** Task instructions **
Return, exactly as written, the lines from the one containing "The picture is" through the one containing "(Mg/ha) of the FR", with both ends included.

>> start Given records

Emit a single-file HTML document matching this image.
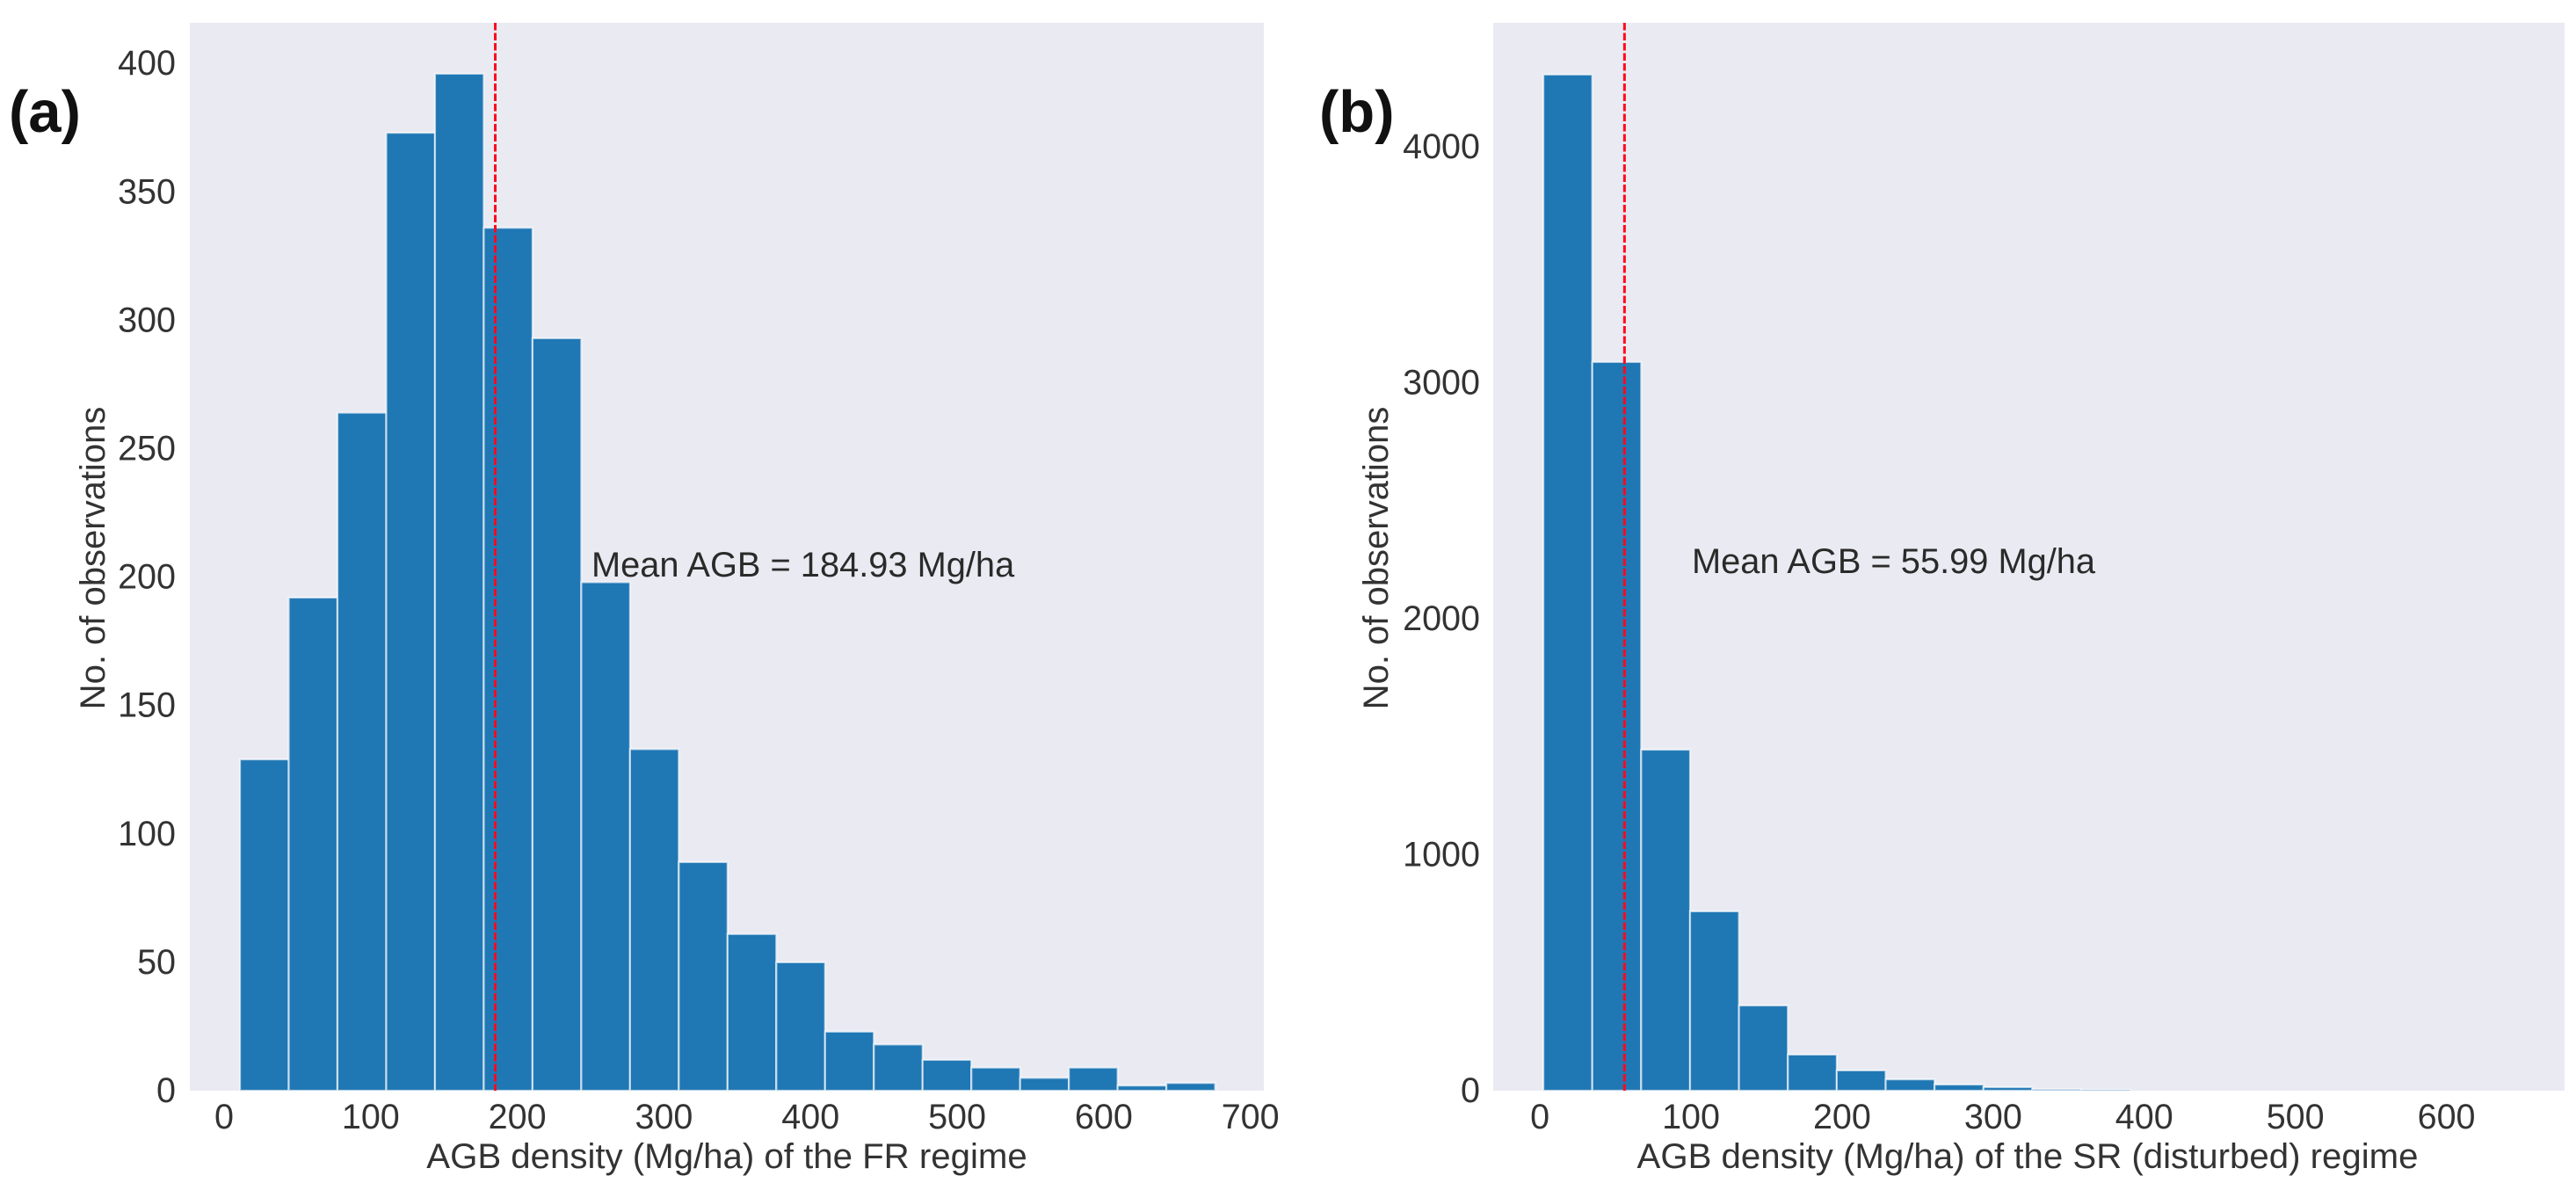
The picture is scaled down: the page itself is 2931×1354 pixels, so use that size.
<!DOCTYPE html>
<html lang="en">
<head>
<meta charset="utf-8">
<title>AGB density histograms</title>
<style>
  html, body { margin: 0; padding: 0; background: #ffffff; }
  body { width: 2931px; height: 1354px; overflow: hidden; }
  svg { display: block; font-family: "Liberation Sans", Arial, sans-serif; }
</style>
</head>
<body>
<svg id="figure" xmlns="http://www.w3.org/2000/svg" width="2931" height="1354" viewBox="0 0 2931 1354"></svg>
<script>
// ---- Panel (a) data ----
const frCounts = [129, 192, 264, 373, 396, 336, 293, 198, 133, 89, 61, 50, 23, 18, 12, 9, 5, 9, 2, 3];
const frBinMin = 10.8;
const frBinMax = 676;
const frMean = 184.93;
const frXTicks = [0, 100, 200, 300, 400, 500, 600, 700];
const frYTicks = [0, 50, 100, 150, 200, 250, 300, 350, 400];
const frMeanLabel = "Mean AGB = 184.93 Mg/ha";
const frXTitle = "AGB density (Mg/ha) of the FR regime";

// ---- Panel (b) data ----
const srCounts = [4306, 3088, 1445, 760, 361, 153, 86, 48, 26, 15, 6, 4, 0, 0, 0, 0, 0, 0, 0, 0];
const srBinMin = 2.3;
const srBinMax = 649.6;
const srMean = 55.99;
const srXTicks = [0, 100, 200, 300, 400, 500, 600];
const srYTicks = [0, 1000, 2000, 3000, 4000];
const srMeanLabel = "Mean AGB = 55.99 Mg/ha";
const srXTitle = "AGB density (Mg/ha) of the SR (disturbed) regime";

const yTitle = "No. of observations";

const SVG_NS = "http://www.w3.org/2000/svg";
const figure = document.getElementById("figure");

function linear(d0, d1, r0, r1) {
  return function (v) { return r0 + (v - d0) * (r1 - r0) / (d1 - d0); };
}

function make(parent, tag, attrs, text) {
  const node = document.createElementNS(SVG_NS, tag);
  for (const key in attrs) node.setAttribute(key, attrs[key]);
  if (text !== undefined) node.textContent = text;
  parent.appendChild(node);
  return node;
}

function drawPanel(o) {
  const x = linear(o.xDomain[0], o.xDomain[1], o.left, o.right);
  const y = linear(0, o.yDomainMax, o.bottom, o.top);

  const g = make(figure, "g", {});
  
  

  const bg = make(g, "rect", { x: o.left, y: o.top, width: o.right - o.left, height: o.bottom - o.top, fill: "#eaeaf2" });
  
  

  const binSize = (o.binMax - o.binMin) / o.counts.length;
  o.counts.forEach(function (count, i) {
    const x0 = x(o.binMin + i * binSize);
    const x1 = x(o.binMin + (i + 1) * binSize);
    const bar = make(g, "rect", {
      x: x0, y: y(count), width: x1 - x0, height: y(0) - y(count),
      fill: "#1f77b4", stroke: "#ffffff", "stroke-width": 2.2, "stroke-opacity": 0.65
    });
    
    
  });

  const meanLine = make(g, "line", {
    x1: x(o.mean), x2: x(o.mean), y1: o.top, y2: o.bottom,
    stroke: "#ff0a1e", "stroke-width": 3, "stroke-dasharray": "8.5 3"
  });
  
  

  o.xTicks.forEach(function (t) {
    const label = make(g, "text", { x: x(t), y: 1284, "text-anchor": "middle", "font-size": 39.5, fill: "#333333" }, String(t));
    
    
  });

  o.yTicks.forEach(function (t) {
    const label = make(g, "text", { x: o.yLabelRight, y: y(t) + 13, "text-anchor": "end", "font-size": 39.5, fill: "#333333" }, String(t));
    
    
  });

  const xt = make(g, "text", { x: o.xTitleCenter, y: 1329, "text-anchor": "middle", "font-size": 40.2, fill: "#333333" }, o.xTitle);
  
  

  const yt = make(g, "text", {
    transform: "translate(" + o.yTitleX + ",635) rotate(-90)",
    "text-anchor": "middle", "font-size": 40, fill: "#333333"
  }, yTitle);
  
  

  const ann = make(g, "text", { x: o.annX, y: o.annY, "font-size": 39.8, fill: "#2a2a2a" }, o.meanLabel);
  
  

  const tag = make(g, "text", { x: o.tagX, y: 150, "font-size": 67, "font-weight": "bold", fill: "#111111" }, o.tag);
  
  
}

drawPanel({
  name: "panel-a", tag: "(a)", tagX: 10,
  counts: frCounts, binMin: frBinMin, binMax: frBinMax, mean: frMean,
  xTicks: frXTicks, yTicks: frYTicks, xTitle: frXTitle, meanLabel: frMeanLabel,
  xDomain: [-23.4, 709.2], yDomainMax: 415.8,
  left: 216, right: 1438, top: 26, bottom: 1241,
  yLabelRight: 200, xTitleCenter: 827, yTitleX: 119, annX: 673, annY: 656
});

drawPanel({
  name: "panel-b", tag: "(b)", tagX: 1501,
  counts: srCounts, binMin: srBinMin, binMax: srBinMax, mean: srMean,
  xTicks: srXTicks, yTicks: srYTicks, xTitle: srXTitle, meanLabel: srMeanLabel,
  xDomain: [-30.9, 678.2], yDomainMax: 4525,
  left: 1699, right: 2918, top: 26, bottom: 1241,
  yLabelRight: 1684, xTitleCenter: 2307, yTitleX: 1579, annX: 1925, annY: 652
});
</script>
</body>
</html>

>> end Given records
>> start Given records

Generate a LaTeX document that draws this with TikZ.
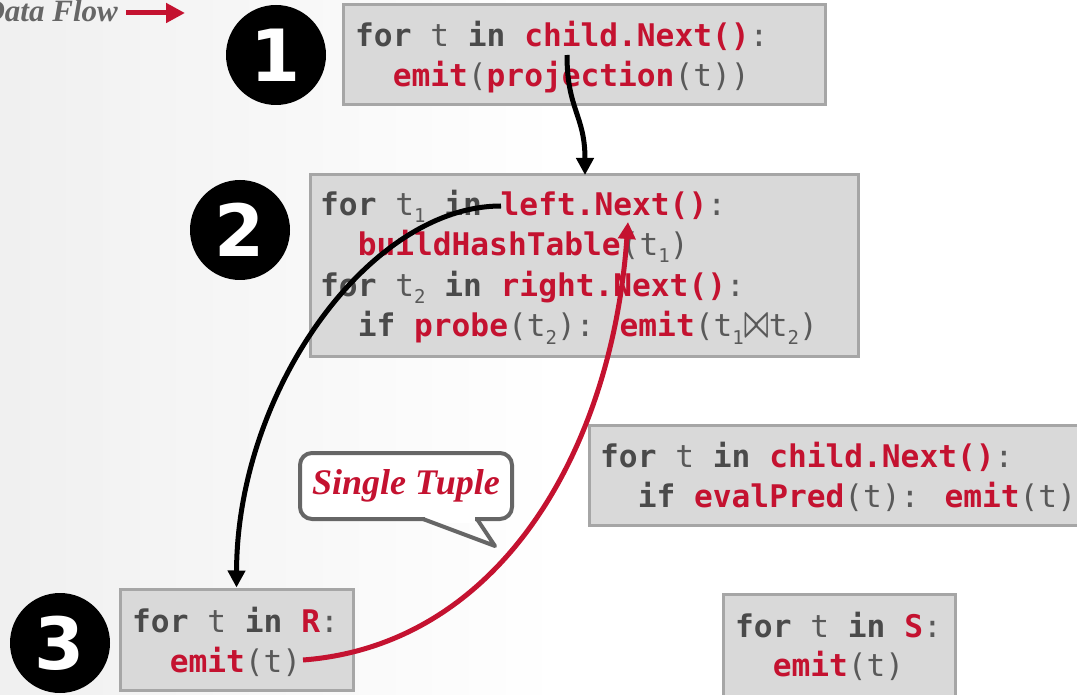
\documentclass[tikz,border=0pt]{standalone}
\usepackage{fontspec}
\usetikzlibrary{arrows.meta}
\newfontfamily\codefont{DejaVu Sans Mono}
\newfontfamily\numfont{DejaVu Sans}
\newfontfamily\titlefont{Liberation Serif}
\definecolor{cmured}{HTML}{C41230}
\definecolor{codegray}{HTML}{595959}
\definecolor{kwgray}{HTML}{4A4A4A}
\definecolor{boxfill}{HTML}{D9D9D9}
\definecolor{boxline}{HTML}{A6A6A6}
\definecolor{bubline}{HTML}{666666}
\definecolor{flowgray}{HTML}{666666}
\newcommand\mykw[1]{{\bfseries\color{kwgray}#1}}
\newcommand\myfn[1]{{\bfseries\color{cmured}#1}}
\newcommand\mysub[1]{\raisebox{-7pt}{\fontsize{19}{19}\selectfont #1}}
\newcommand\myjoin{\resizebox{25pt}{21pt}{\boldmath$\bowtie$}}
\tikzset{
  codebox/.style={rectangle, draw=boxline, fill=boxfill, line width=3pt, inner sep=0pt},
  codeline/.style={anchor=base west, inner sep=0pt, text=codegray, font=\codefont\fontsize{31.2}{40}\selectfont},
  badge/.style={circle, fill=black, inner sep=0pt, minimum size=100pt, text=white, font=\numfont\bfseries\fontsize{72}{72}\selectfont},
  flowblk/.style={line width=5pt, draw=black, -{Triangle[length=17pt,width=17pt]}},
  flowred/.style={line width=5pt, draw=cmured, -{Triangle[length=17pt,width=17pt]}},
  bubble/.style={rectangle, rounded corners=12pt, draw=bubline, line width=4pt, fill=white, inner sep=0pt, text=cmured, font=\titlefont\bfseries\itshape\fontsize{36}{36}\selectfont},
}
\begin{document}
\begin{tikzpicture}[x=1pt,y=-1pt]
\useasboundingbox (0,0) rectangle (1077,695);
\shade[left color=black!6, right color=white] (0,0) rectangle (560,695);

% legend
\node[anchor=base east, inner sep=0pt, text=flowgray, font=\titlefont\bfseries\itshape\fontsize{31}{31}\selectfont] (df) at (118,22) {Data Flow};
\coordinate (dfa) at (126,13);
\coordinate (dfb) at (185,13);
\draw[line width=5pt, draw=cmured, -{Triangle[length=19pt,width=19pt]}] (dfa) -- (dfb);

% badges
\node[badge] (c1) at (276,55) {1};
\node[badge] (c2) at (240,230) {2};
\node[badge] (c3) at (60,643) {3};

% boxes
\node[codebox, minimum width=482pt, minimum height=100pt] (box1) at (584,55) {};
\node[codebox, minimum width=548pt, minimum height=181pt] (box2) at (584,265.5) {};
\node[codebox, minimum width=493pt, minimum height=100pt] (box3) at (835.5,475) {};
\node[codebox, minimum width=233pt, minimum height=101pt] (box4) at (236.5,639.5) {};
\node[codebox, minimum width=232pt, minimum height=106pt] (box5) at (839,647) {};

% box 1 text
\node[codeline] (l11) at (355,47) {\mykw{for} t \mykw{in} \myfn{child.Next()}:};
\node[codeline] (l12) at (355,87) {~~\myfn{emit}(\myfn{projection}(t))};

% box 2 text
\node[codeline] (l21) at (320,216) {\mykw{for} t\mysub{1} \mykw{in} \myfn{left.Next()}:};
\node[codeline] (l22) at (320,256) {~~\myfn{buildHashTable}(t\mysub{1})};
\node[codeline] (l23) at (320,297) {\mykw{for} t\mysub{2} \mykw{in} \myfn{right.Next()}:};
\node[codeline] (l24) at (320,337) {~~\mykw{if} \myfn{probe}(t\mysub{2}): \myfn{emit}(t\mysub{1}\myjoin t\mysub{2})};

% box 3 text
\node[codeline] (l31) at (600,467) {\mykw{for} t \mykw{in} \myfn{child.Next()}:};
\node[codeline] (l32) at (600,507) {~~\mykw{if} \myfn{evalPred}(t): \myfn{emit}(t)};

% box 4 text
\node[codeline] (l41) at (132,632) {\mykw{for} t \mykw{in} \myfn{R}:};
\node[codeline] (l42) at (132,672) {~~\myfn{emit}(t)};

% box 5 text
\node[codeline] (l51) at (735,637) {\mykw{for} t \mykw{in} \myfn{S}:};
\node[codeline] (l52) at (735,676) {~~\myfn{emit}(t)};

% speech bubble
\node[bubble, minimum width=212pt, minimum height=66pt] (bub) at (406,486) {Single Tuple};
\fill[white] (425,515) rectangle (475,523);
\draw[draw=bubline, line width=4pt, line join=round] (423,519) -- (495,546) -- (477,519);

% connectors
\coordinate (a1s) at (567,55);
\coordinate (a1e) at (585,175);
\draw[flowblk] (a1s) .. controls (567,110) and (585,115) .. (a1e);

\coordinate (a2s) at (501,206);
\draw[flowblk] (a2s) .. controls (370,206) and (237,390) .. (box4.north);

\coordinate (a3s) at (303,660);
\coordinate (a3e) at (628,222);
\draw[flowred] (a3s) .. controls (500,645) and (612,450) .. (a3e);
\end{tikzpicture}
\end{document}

>> end Given records

** Worked answer **
The picture is scaled down: the page itself is 2931×1354 pixels, so use that size.
<!DOCTYPE html>
<html lang="en">
<head>
<meta charset="utf-8">
<title>AGB density histograms</title>
<style>
  html, body { margin: 0; padding: 0; background: #ffffff; }
  body { width: 2931px; height: 1354px; overflow: hidden; }
  svg { display: block; font-family: "Liberation Sans", Arial, sans-serif; }
</style>
</head>
<body>
<svg id="figure" xmlns="http://www.w3.org/2000/svg" width="2931" height="1354" viewBox="0 0 2931 1354"></svg>
<script>
// ---- Panel (a) data ----
const frCounts = [129, 192, 264, 373, 396, 336, 293, 198, 133, 89, 61, 50, 23, 18, 12, 9, 5, 9, 2, 3];
const frBinMin = 10.8;
const frBinMax = 676;
const frMean = 184.93;
const frXTicks = [0, 100, 200, 300, 400, 500, 600, 700];
const frYTicks = [0, 50, 100, 150, 200, 250, 300, 350, 400];
const frMeanLabel = "Mean AGB = 184.93 Mg/ha";
const frXTitle = "AGB density (Mg/ha) of the FR regime";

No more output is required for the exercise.